Un exemple très clair : les politiques contre le racisme que les institutions mettent en œuvre. L'immense majorité des institutions qui s'occupent de ces sujets sont dirigées, à presque tous les échelons, par des autochtones, qui, évidemment, ne sont pas directement touchés par le racisme ou l'exclusion. Imaginez un homme à la tête d'une Maison de la Femme ou d'un bureau municipal en charge de l’Égalité. Ça existe, mais évidemment, à l'heure actuelle, ça fait déjà beaucoup grincer les dents. Ça devrait être la même chose pour les thèmes liés au racisme ou à l'immigration.

D'autre part, les politiques sont infantiles, quand elles ne sont pas agressives envers les collectifs qu'elles prétendent aider, ou alors, dans le meilleur des cas, inutiles.

En cherchant, pour mon travail d'avocat, des informations sur la plateforme barcelonaise “Antirumores”, un projet de prévention du racisme, j'ai trouvé la photographie d'un séminaire. Y avait-il un étranger ? Bon, je vais plus loin : y avait-il quelqu'un qui ne soit pas blanc ? Personne.

Ça, c'est le “complexe du Messie”, l'idée salvatrice. En fin de compte, même en aidant, on condamne à l'invisibilité. Même en essayant d'éradiquer un mal comme celui de la discrimination raciale et de la xénophobie, on y participe.
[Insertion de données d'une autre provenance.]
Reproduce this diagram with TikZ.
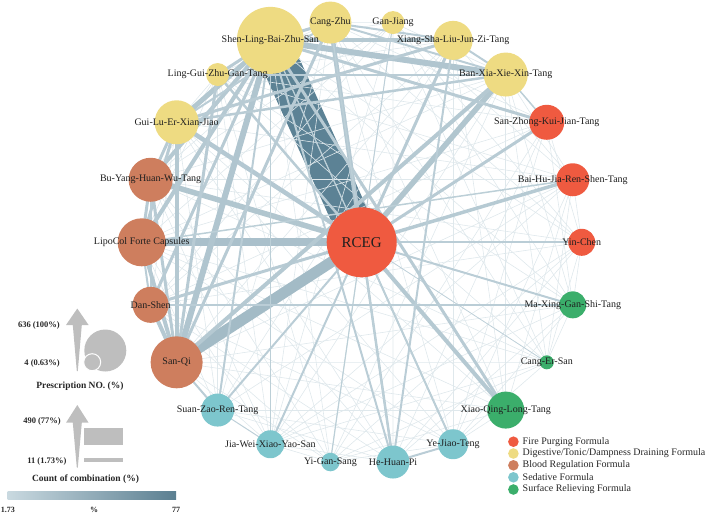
\documentclass[tikz,border=0pt]{standalone}
\usepackage{fontspec}
\setmainfont{Liberation Serif}
\definecolor{fire}{HTML}{EF5A40}
\definecolor{dig}{HTML}{EEDB82}
\definecolor{blood}{HTML}{CE7E5E}
\definecolor{seda}{HTML}{7DC6CD}
\definecolor{surf}{HTML}{3BAE6B}
\definecolor{elt}{HTML}{BFD1D9}
\definecolor{edk}{HTML}{5C8295}
\definecolor{ethin}{HTML}{DFE8EC}
\definecolor{lgray}{HTML}{BEBEBE}
\definecolor{gradL}{HTML}{C9D9E0}
\definecolor{gradR}{HTML}{5B7F91}
\pgfdeclarelayer{edges}
\pgfsetlayers{edges,main}
\begin{document}
\begin{tikzpicture}[x=1pt,y=-1pt,
  fnode/.style={circle,inner sep=0pt,draw=none,fill=#1},
  lab/.style={inner sep=0pt,font=\fontsize{10}{12}\selectfont,text=black!88},
  thinedge/.style={draw=ethin,line width=0.6pt},
  legnum/.style={inner sep=0pt,font=\bfseries\fontsize{8.5}{10}\selectfont,text=black!85},
  legtitle/.style={inner sep=0pt,font=\bfseries\fontsize{9.5}{11}\selectfont,text=black!85},
  legtext/.style={inner sep=0pt,anchor=west,font=\fontsize{10}{12}\selectfont,text=black!85}]
\useasboundingbox (0,0) rectangle (708,514);

% ring nodes
\foreach \k/\d/\c in {0/27/fire,1/33/fire,2/35/fire,3/44/dig,4/39/dig,5/23/dig,6/42/dig,7/67/dig,8/23/dig,9/44/dig,10/44/blood,11/48/blood,12/36/blood,13/52/blood,14/33/seda,15/28/seda,16/18.5/seda,17/33/seda,18/30/seda,19/37/surf,20/14/surf,21/27/surf}
  {\node[fnode=\c,minimum size=\d pt] (n\k) at ({361.7+220*cos(\k*360/22)},{242.3-222*sin(\k*360/22)}) {};}
\node[fnode=fire,minimum size=70pt] (rc) at (361.7,242.3) {};

% labels
\foreach \k/\t in {0/Yin-Chen,1/Bai-Hu-Jia-Ren-Shen-Tang,2/San-Zhong-Kui-Jian-Tang,3/Ban-Xia-Xie-Xin-Tang,4/Xiang-Sha-Liu-Jun-Zi-Tang,5/Gan-Jiang,6/Cang-Zhu,7/Shen-Ling-Bai-Zhu-San,8/Ling-Gui-Zhu-Gan-Tang,9/Gui-Lu-Er-Xian-Jiao,10/Bu-Yang-Huan-Wu-Tang,11/LipoCol Forte Capsules,12/Dan-Shen,13/San-Qi,14/Suan-Zao-Ren-Tang,15/Jia-Wei-Xiao-Yao-San,16/Yi-Gan-Sang,17/He-Huan-Pi,18/Ye-Jiao-Teng,19/Xiao-Qing-Long-Tang,20/Cang-Er-San,21/Ma-Xing-Gan-Shi-Tang}
  {\node[lab] (t\k) at (n\k.center) {\t};}
\node[inner sep=0pt,font=\fontsize{15}{18}\selectfont,text=black!88] (trc) at (rc.center) {RCEG};

% edges
\begin{pgfonlayer}{edges}
\draw[line width=38pt,draw=edk] (rc.center) -- (n7.center);
\foreach \i in {0,...,20}{
  \pgfmathtruncatemacro\s{\i+1}
  \foreach \j in {\s,...,21}{
    \pgfmathtruncatemacro\m{mod(\i*7+\j*11,5)}
    \ifnum\m<3 \draw[thinedge] (n\i.center) -- (n\j.center);\fi
  }}
\foreach \a/\b/\w in {rc/n0/2,rc/n1/3.5,rc/n2/3,rc/n3/5.5,rc/n4/3,rc/n5/1,rc/n6/4.5,rc/n8/2.5,rc/n9/4.5,rc/n10/5.5,rc/n11/8,rc/n12/3,rc/n13/11,rc/n14/2,rc/n15/2,rc/n16/1.2,rc/n17/2.5,rc/n18/2,rc/n19/4,rc/n20/0.8,rc/n21/2,
  n7/n4/4,n7/n3/6,n7/n2/3,n7/n6/3,n7/n8/3,n7/n9/5,n7/n10/4,n7/n11/4,n7/n12/3,n7/n13/6,n7/n14/2,n7/n15/1.5,n7/n17/2,n7/n19/3,n7/n18/1.2,
  n6/n4/2,n6/n13/3,n6/n3/2,n6/n17/1.5,n6/n9/2,
  n9/n4/3,n9/n3/2.5,n9/n13/4,n9/n10/3,n9/n11/3,
  n8/n13/3,n8/n3/2,n10/n13/3,n10/n11/3,n10/n12/2,
  n11/n13/4,n11/n12/2,n12/n13/4,n12/n21/2,n13/n3/4,n13/n14/2,
  n4/n17/2,n4/n3/2,n3/n2/1.5,n17/n18/2,n14/n15/1,n11/n1/1.5}
  {\pgfmathtruncatemacro\pp{min(100,\w*100/38)}
   \draw[line width=\w pt,draw=edk!\pp!elt] (\a.center) -- (\b.center);}
\end{pgfonlayer}

% left legend: prescription number
\fill[lgray] (77.3,308.5) -- (88.6,325) -- (81.8,325) -- (77.8,371) -- (76.8,371) -- (72.8,325) -- (66,325) -- cycle;
\fill[lgray] (105.3,350.5) circle (21);
\filldraw[fill=lgray,draw=white,line width=1pt] (92.2,362.2) circle (8.5);
\node[legnum,anchor=east] (p1) at (60,325) {636 (100\%)};
\node[legnum,anchor=east] (p2) at (60,363.3) {4 (0.63\%)};
\node[legtitle] (p3) at (80,386) {Prescription NO. (\%)};

% left legend: count of combination
\fill[lgray] (77.3,405) -- (88.6,422.7) -- (81.8,422.7) -- (77.8,467.5) -- (76.8,467.5) -- (72.8,422.7) -- (66,422.7) -- cycle;
\fill[lgray] (84,428) rectangle (123,444.5);
\fill[lgray] (83.5,458) rectangle (123,461.5);
\node[legnum,anchor=east] (c1) at (61,421.7) {490 (77\%)};
\node[legnum,anchor=east] (c2) at (66.7,461.7) {11 (1.73\%)};
\node[legtitle] (c3) at (85.5,479) {Count of combination (\%)};

% gradient bar
\shade[left color=gradL,right color=gradR] (7.5,491.5) rectangle (176,499);
\node[legnum,font=\bfseries\fontsize{8}{9}\selectfont] (g1) at (8,509.5) {1.73};
\node[legnum,font=\bfseries\fontsize{8}{9}\selectfont] (g2) at (94,509.5) {\%};
\node[legnum,font=\bfseries\fontsize{8}{9}\selectfont] (g3) at (176,509.5) {77};

% right legend
\foreach \y/\c/\t in {441.7/fire/{Fire Purging Formula},453.5/dig/{Digestive/Tonic/Dampness Draining Formula},465.3/blood/{Blood Regulation Formula},477.3/seda/{Sedative Formula},489.5/surf/{Surface Relieving Formula}}
  {\fill[\c] (513.4,\y) circle (5.3);
   \node[legtext] at (522.5,\y) {\t};}
\end{tikzpicture}
\end{document}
Et, pire encore, on le fait sans s'en rendre compte, ce qui est encore plus néfaste, et met en évidence la permanence des structures sociales dans notre monde.

Je ne dis pas qu'il n'y ait pas de bonnes intentions, mais nous devons laisser la première place à ceux qui sont victimes du racisme et de l'exclusion. Ce sont des femmes et des hommes qui connaissent le problème mieux que personne qui doivent mener la lutte et être en première ligne. Ce ne sont pas des gens assistés qui ont besoin de représentants. Il se suffisent à eux-mêmes et ils ont toutes les cartes en main.

Moi-même, ça m'a posé problème d'occuper cette place qui n'est pas la mienne. Mais ici, je ne m'adresse pas aux lecteurs noirs d'”Afroféminas”, mais à ceux qui occupent la même place que moi dans la pyramide sociale qui, qu'on le veuille ou non, existe. La couleur de peau ou l'origine est un paramètre essentiel dans la répartition des privilèges sur cette pyramide.

Si tu es conscient que le racisme existe et que tu ne t'en soucies par vraiment, tu es complice. Je sais que ce n'est pas à toi que ça arrive, mais il y a sûrement d'autres souffrances qui ne te touchent pas et que tu ne supportes pas avec autant de désinvolture, et tu protestes, tu participes, ou tu fais quelque chose. Alors fais quelque chose, parce que, je suis désolé de te décevoir : ce qui arrive dans ce pays, mon pays, à ces “autres” qui ne sont pas comme nous, eh bien oui, c'est du racisme.